= Breast tax =

Tax imposed on women by the Kingdom of Tranvancore

Mulakkaram, literally translated as breast tax, was a head tax imposed on women belonging to Nadar, Ezhava and other lower caste communities by the erstwhile Kingdom of Tranvancore (in present-day Kerala state of India), and was not applicable to upper caste women of Travancore. The term "breast tax" was used to denote the gender of the person and not breasts per se.

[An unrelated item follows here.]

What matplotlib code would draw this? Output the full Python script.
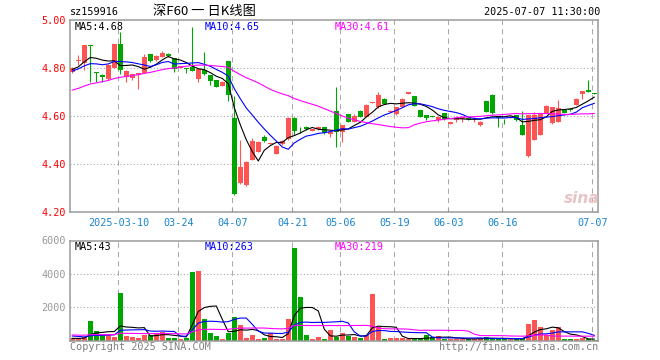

According to subaltern beliefs, the breast tax was imposed on lower-caste women if they covered their breasts. This belief has been questioned, as lower-caste women were not allowed to wear upper garments in public at all until 1859.

== Head tax ==
The "breast tax" (mulakkaram or mula-karam in Malayalam) was a head tax imposed on the Nadars, Ezhavars and lower caste communities by the Kingdom of Tranvancore (in present-day Kerala state of India). In 19th century Kingdom of Travancore, all persons from lower castes were expected to pay poll tax when they start to work around the age of fourteen. Poll tax paid by men were called talakkaram (lit. 'head tax') or meeshakkaram (lit. 'moustache tax'); and the tax paid by women was called mulakkaram (lit. 'breast tax').

== 'Breast-cover tax' ==
The "breast tax" caught wider attention in 2016, when BBC reporter Divya Arya reported on a series of paintings by artist Murali T on the legend of Nangeli. The village legend of Nangeli is about a woman who lived in the early 19th century in Cherthala in the state of Travancore, and supposedly cut off her breasts in an effort to protest against the caste-based "breast tax." According to the legend, she cut off her breasts and presented them to the tax collector in a plantain leaf, then died of blood loss.

According to local beliefs, the "breast tax" was imposed on lower-caste women if they covered their breasts in public, to disencourage them from doing so.

These beliefs have been questioned, as lower-caste women were not allowed to wear upper garments in public at all until 1859, after the Channar revolt. Popular historian Manu Pillai treats the concept of "breast tax" to be a misnomer which "had nothing to do with breasts" and notes that covering the breasts was not the norm in Kerala's matrilineal society during Nangeli's life span. Victorian standards of morality penetrated into the society decades later under British colonial influence, which led to subsequent caste struggles for the right to wear upper-body clothing. He believes Nangeli to have protested against an oppressive tax regime that was imposed upon all lower castes, which got appropriated with the passage of time, in pursuit of a different patriarchal fight for the preservation of female dignity. In Jain's account, the "breast tax" is presented as a fine imposed by "Travancore's State's council of "upper" caste Nair's" to maintain caste boundaries.